3 Mart 1924’te halifelik kaldırılınca 5 Mart 1924’te ‘Artık hutbelerde isim zikredilmeyecek’ denilerek Halifenin isminin anılmasını yasaklayan kararı çarpıtıp, bugün özel günlerde camilerde Atatürk’ün adının anılmaması için paravan yapmaya kalkmak çok yanlış.”
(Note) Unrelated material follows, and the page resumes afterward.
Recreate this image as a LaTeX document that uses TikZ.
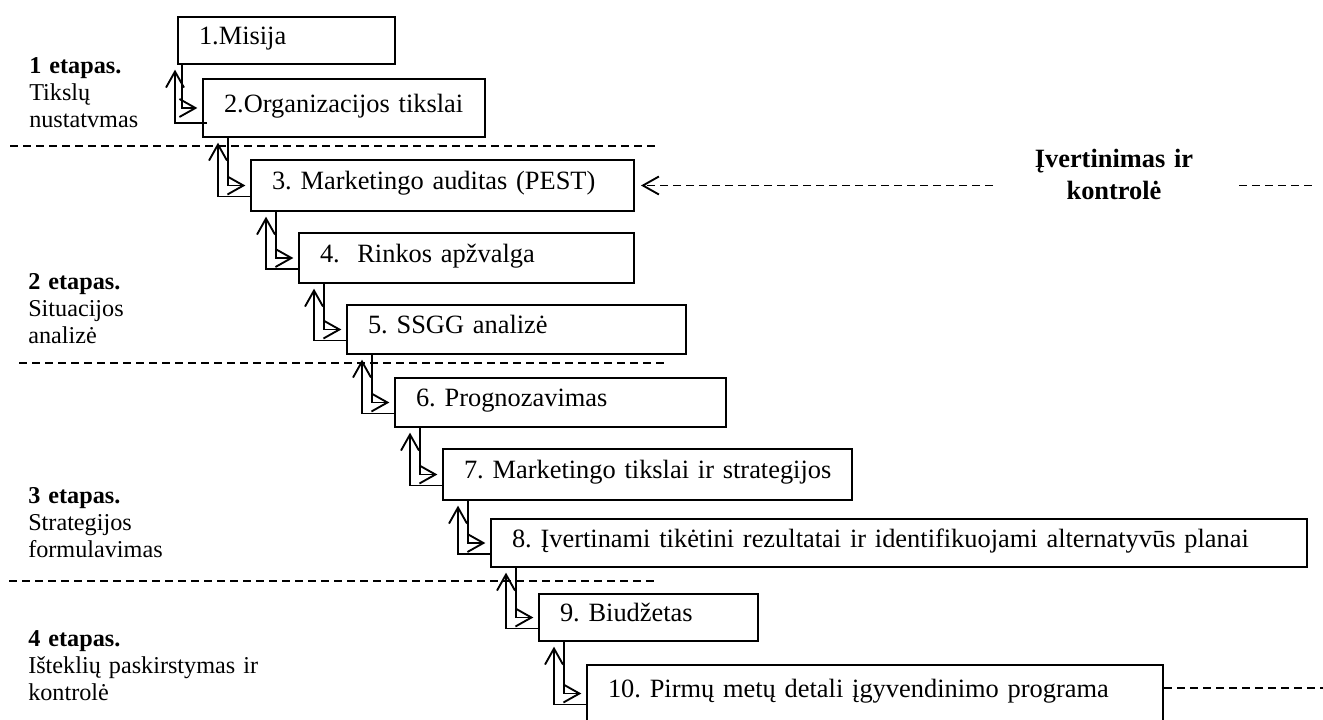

İlahiyatçı Cemil Kılıç da aynı konuyla ilgili olarak şunları söyledi: “5 Mart 1924 tarihli genelgeden ötürü İslamcılar Türkiye’yi Dârülharp gördükleri için yıllarca cuma namazını boykot ettiler. ‘Halifenin adının anılmadığı hutbe ve cuma namazı batıldır’ dediler. Konunun Atatürk’ün anılmasıyla hiçbir ilgisi yok. Genelgede ‘Millete dua edilsin’ denildi. Atatürk, ‘Camilerde kimsenin adı anılmasın’ derken halife ve sultanın adının anılmamasını kastetti. Çünkü o genelgeden 2 gün önce halifelik kaldırılmıştı. Hutbede halifenin adı anılıyordu. Bu yasaklandı.”